** START OF Data **

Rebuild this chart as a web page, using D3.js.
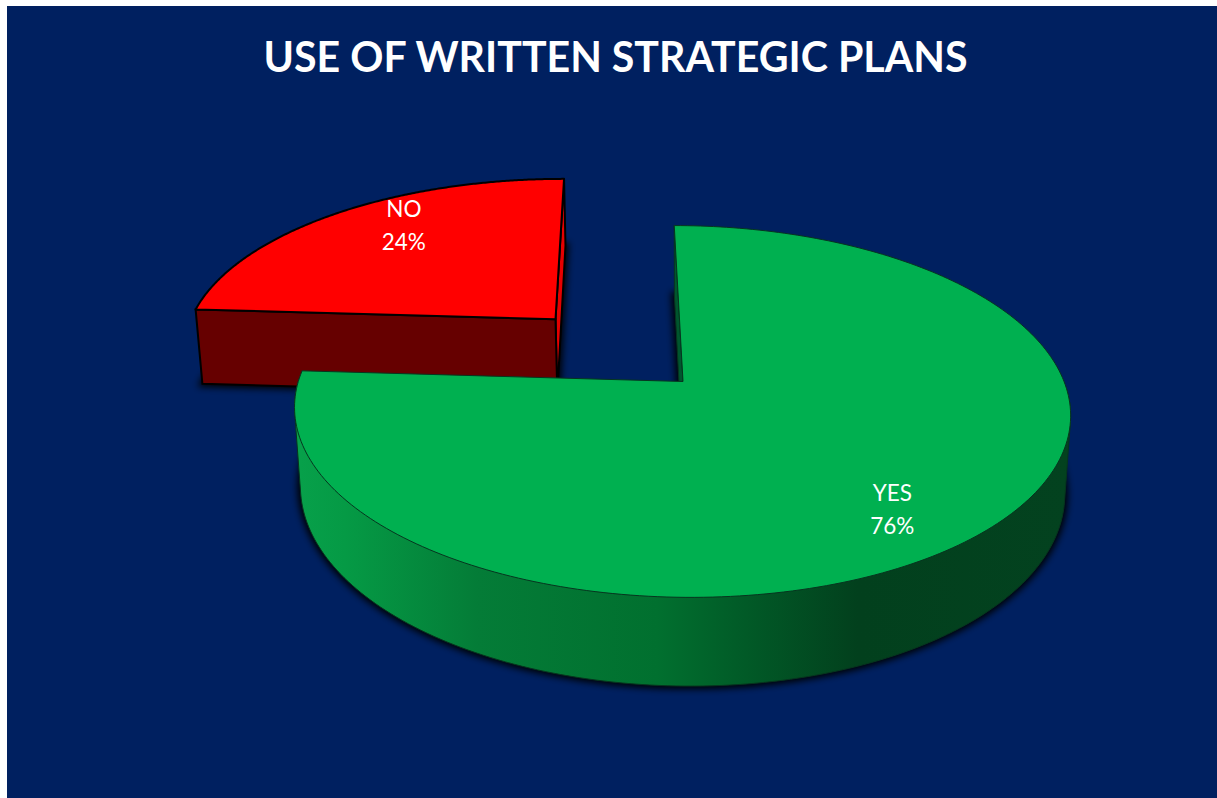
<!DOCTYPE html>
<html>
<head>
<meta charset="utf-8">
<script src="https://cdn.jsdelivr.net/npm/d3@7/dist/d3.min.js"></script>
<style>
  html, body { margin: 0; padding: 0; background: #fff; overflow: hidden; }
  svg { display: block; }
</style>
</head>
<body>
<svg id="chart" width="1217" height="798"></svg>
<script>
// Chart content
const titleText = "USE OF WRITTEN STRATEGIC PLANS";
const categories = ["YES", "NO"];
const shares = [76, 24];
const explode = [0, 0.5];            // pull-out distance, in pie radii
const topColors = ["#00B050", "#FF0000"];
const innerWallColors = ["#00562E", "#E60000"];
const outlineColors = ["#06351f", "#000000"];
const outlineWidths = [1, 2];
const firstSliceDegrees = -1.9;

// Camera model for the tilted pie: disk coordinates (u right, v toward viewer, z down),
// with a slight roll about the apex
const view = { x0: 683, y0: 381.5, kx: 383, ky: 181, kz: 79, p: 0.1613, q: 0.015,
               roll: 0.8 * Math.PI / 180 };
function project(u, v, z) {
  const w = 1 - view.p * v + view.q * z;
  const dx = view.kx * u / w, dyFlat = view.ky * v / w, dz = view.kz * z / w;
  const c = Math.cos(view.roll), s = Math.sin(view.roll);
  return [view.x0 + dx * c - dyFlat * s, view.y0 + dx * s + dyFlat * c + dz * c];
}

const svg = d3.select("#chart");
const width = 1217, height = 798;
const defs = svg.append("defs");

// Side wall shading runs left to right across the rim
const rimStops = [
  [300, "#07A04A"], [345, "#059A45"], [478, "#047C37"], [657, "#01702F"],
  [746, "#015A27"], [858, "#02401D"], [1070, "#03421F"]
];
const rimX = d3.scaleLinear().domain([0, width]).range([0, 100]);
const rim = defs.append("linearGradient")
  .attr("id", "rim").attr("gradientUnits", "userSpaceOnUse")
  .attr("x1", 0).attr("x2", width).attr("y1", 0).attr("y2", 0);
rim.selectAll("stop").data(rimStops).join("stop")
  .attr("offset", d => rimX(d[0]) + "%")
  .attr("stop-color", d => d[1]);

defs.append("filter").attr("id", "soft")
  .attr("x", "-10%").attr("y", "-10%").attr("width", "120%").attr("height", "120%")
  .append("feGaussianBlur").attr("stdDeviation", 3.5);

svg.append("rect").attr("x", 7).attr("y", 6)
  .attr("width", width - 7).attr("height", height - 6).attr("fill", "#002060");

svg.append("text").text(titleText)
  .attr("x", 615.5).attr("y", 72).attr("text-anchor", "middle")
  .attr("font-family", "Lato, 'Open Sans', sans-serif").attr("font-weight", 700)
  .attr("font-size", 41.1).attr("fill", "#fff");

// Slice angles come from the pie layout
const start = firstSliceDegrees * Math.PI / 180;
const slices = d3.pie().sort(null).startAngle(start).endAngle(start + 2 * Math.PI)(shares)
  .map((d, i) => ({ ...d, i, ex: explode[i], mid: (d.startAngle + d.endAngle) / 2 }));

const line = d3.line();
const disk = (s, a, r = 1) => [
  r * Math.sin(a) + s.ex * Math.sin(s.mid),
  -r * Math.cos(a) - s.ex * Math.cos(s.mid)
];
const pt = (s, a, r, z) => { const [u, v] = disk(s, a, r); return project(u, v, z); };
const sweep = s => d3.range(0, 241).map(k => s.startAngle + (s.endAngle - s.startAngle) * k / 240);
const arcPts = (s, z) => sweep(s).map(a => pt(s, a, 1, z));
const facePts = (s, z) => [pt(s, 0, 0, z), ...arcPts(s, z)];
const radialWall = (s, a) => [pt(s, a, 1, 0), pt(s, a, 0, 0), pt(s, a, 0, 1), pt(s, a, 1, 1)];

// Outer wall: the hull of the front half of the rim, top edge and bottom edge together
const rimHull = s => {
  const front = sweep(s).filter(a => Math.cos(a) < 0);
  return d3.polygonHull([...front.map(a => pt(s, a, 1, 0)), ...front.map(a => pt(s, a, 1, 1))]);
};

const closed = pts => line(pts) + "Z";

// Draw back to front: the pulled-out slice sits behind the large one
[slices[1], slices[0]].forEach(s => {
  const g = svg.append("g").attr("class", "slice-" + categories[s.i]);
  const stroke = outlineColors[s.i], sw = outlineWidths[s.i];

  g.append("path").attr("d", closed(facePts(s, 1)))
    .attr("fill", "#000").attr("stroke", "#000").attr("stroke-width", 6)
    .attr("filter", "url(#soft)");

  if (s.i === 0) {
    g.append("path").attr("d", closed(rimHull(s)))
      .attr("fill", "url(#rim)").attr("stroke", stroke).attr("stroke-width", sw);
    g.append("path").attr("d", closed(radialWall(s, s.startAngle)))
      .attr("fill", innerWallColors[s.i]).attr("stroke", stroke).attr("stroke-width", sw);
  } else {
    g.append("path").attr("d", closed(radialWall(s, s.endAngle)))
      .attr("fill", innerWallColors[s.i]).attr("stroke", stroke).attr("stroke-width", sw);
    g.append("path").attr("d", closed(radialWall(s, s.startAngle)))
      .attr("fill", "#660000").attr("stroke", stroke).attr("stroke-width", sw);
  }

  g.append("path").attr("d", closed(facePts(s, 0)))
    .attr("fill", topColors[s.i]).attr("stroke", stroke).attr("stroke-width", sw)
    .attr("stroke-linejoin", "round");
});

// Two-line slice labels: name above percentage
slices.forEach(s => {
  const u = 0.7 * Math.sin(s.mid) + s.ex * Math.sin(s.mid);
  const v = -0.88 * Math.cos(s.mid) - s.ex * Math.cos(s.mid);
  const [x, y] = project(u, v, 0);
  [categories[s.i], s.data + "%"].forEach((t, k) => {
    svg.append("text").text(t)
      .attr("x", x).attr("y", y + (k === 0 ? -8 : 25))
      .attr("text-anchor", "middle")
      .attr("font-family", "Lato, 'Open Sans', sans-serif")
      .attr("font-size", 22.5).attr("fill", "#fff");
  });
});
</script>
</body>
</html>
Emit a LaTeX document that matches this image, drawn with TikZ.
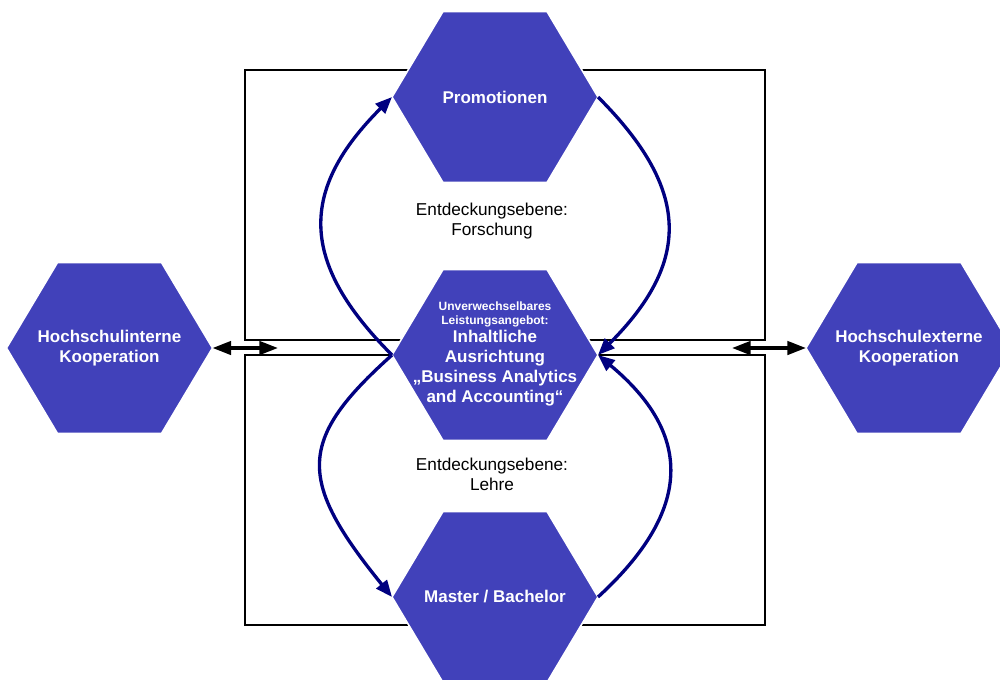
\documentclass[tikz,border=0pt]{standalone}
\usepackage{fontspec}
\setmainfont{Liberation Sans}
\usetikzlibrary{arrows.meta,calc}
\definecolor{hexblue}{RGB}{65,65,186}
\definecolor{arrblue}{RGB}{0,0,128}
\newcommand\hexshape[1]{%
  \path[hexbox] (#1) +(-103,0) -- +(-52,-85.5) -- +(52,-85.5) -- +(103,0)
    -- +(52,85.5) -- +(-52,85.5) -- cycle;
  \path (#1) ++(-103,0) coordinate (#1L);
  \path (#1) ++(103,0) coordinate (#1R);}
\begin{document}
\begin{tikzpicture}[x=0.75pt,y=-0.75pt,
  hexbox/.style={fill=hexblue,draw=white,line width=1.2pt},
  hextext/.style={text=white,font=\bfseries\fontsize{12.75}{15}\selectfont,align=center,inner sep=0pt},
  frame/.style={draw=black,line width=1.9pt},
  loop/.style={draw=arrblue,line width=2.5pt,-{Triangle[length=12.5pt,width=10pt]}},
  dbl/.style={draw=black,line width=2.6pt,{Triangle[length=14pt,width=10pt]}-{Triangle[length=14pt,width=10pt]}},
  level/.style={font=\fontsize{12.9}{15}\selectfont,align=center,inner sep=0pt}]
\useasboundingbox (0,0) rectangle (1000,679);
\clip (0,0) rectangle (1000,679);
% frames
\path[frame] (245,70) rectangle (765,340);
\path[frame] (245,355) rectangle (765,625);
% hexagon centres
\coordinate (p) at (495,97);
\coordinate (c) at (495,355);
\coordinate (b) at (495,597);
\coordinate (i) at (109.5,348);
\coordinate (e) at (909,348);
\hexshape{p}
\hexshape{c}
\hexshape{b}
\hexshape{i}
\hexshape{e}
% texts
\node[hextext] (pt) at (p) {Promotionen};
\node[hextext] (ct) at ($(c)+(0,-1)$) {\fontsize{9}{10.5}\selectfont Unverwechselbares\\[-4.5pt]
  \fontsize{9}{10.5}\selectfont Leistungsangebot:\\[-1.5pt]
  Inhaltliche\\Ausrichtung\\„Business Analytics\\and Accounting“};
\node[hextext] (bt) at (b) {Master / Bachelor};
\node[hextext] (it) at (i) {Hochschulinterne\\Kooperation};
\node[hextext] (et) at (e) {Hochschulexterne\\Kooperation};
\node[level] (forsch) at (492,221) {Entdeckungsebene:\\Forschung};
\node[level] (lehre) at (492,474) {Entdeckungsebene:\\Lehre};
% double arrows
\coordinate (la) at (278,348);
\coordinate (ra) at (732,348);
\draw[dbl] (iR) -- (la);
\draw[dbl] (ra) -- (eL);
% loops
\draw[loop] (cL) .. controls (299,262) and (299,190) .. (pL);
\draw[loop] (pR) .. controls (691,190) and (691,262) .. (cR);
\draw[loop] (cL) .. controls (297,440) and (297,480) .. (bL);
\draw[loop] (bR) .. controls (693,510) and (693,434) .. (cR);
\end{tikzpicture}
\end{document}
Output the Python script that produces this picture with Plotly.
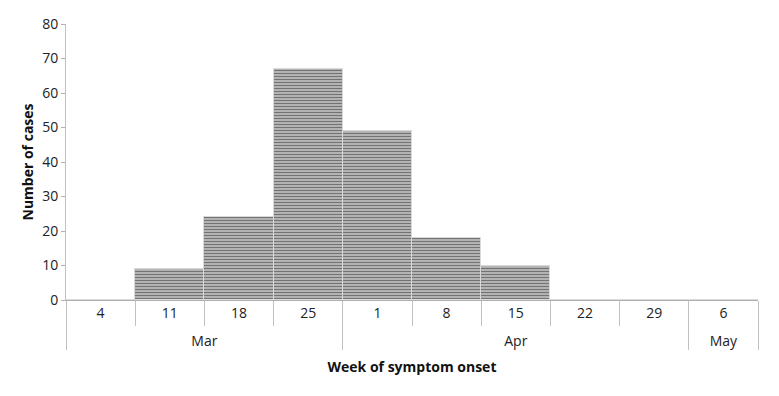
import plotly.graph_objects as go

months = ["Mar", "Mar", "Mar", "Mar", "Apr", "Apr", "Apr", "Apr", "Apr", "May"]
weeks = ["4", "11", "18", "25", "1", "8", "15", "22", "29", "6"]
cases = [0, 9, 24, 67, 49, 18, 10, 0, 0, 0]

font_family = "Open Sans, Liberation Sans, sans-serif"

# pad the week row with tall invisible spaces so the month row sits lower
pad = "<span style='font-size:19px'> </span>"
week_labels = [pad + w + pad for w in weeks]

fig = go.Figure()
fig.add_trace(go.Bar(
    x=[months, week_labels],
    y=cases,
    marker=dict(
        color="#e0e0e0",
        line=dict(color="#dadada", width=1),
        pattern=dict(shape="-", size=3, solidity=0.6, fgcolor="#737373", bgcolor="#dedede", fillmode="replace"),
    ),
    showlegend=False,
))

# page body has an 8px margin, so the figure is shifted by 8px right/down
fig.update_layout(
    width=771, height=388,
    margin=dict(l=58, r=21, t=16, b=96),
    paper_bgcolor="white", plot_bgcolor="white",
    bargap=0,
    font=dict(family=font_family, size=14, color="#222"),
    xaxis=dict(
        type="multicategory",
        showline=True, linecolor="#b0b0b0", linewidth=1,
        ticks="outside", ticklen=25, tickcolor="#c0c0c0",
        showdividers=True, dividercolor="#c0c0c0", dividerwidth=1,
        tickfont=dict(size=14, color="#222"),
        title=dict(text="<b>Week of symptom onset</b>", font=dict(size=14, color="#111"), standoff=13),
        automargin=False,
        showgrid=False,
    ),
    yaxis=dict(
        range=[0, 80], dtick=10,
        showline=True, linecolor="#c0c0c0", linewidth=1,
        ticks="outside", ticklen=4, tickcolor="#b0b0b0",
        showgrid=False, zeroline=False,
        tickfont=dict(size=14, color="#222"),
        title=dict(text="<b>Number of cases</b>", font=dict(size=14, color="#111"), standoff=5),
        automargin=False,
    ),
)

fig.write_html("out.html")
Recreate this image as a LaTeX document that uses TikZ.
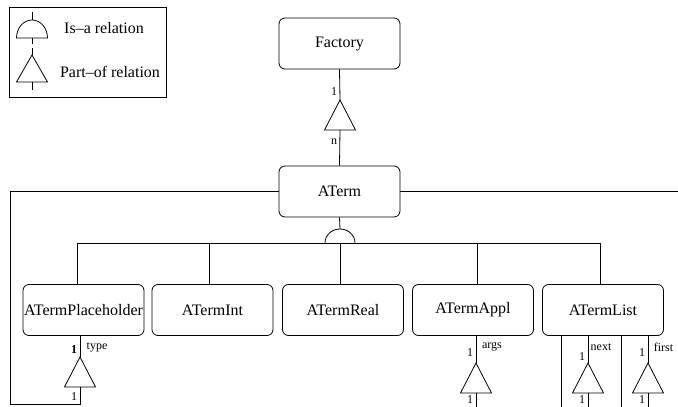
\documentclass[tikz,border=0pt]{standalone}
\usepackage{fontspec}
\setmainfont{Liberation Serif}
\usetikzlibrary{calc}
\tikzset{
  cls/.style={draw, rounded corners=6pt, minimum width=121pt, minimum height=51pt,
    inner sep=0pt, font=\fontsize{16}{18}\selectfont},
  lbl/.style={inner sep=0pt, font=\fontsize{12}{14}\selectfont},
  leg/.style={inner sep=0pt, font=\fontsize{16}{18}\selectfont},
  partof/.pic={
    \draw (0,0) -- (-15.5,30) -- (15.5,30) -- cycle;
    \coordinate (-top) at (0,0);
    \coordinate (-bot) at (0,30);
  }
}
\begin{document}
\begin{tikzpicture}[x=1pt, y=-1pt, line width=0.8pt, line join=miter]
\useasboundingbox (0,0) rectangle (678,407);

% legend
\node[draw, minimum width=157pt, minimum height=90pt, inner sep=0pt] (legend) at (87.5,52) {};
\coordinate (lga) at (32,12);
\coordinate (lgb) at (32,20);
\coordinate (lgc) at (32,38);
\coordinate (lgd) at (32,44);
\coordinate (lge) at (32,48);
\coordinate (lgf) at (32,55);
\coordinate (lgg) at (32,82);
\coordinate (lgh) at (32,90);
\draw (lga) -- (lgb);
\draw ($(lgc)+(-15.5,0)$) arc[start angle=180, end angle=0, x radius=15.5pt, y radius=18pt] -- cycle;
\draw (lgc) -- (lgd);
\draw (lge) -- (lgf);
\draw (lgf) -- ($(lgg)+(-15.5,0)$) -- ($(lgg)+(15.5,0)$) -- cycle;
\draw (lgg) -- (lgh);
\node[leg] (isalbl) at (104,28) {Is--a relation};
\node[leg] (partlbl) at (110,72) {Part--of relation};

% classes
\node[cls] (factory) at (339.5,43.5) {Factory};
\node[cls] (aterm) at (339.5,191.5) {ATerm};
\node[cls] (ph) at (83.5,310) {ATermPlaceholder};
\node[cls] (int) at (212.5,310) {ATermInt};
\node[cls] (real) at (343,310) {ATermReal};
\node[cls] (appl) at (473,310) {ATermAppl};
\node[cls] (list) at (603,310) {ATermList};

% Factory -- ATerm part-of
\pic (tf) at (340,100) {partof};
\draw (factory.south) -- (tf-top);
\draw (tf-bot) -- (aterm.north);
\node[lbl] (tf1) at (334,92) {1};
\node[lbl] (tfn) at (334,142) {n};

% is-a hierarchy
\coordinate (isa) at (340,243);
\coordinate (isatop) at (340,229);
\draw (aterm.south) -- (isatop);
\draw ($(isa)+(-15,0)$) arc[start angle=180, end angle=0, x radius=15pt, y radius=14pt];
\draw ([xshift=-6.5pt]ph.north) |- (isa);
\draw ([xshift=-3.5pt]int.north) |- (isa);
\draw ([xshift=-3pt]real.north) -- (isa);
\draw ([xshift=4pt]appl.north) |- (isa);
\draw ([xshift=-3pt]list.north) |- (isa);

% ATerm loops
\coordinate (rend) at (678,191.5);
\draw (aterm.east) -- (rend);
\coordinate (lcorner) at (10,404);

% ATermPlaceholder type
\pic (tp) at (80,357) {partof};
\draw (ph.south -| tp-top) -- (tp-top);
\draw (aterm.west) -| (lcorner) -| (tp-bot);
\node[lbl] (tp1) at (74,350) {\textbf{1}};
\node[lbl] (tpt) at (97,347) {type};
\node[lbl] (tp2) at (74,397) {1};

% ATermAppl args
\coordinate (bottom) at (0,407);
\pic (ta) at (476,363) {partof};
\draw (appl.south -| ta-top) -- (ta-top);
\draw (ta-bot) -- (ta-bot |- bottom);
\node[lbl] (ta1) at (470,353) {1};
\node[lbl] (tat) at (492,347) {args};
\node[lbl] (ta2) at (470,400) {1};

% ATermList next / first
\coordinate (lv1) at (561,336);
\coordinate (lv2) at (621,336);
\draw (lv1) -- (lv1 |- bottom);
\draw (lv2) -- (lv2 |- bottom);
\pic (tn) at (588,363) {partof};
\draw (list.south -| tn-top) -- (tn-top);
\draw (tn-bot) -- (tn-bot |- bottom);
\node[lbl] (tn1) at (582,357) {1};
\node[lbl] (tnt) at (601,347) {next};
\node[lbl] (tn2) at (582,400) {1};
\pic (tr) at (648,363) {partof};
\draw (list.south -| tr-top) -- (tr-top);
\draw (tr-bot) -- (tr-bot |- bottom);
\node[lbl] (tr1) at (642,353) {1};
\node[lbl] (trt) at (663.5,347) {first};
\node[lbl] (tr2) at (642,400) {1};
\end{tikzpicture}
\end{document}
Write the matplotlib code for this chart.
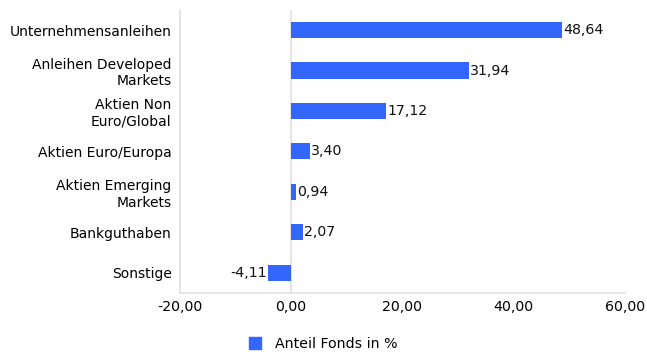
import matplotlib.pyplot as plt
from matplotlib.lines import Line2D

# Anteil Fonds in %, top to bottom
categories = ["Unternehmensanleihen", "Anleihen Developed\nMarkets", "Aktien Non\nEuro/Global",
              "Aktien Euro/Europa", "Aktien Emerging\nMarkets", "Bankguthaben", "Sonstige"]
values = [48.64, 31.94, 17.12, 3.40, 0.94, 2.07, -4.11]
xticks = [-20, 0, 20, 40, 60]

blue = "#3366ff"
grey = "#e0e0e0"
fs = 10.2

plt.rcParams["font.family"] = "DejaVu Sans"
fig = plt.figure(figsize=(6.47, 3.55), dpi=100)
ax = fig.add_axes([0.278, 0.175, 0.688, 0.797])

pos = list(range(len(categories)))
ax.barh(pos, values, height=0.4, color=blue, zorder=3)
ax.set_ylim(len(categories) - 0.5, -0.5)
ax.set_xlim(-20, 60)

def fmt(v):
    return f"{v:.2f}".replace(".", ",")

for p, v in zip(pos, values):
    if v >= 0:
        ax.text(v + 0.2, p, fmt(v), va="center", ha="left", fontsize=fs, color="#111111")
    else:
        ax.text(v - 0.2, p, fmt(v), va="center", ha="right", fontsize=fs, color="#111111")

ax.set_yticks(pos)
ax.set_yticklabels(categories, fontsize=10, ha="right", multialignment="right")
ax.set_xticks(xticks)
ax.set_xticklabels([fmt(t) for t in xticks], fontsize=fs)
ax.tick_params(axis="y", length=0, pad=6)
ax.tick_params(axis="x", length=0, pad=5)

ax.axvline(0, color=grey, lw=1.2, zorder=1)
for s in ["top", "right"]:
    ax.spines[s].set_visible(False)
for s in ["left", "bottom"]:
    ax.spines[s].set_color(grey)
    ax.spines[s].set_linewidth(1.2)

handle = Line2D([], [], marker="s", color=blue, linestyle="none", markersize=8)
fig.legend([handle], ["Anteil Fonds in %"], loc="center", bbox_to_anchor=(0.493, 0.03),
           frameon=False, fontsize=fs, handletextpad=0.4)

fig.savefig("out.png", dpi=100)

** END OF Data **

Work to complete >> Up to and including the line that contains "const firstSliceDegrees = -1.9;", print the records above exactly from their first line, without any pictures.

Problem solution >>
Rebuild this chart as a web page, using D3.js.
<!DOCTYPE html>
<html>
<head>
<meta charset="utf-8">
<script src="https://cdn.jsdelivr.net/npm/d3@7/dist/d3.min.js"></script>
<style>
  html, body { margin: 0; padding: 0; background: #fff; overflow: hidden; }
  svg { display: block; }
</style>
</head>
<body>
<svg id="chart" width="1217" height="798"></svg>
<script>
// Chart content
const titleText = "USE OF WRITTEN STRATEGIC PLANS";
const categories = ["YES", "NO"];
const shares = [76, 24];
const explode = [0, 0.5];            // pull-out distance, in pie radii
const topColors = ["#00B050", "#FF0000"];
const innerWallColors = ["#00562E", "#E60000"];
const outlineColors = ["#06351f", "#000000"];
const outlineWidths = [1, 2];
const firstSliceDegrees = -1.9;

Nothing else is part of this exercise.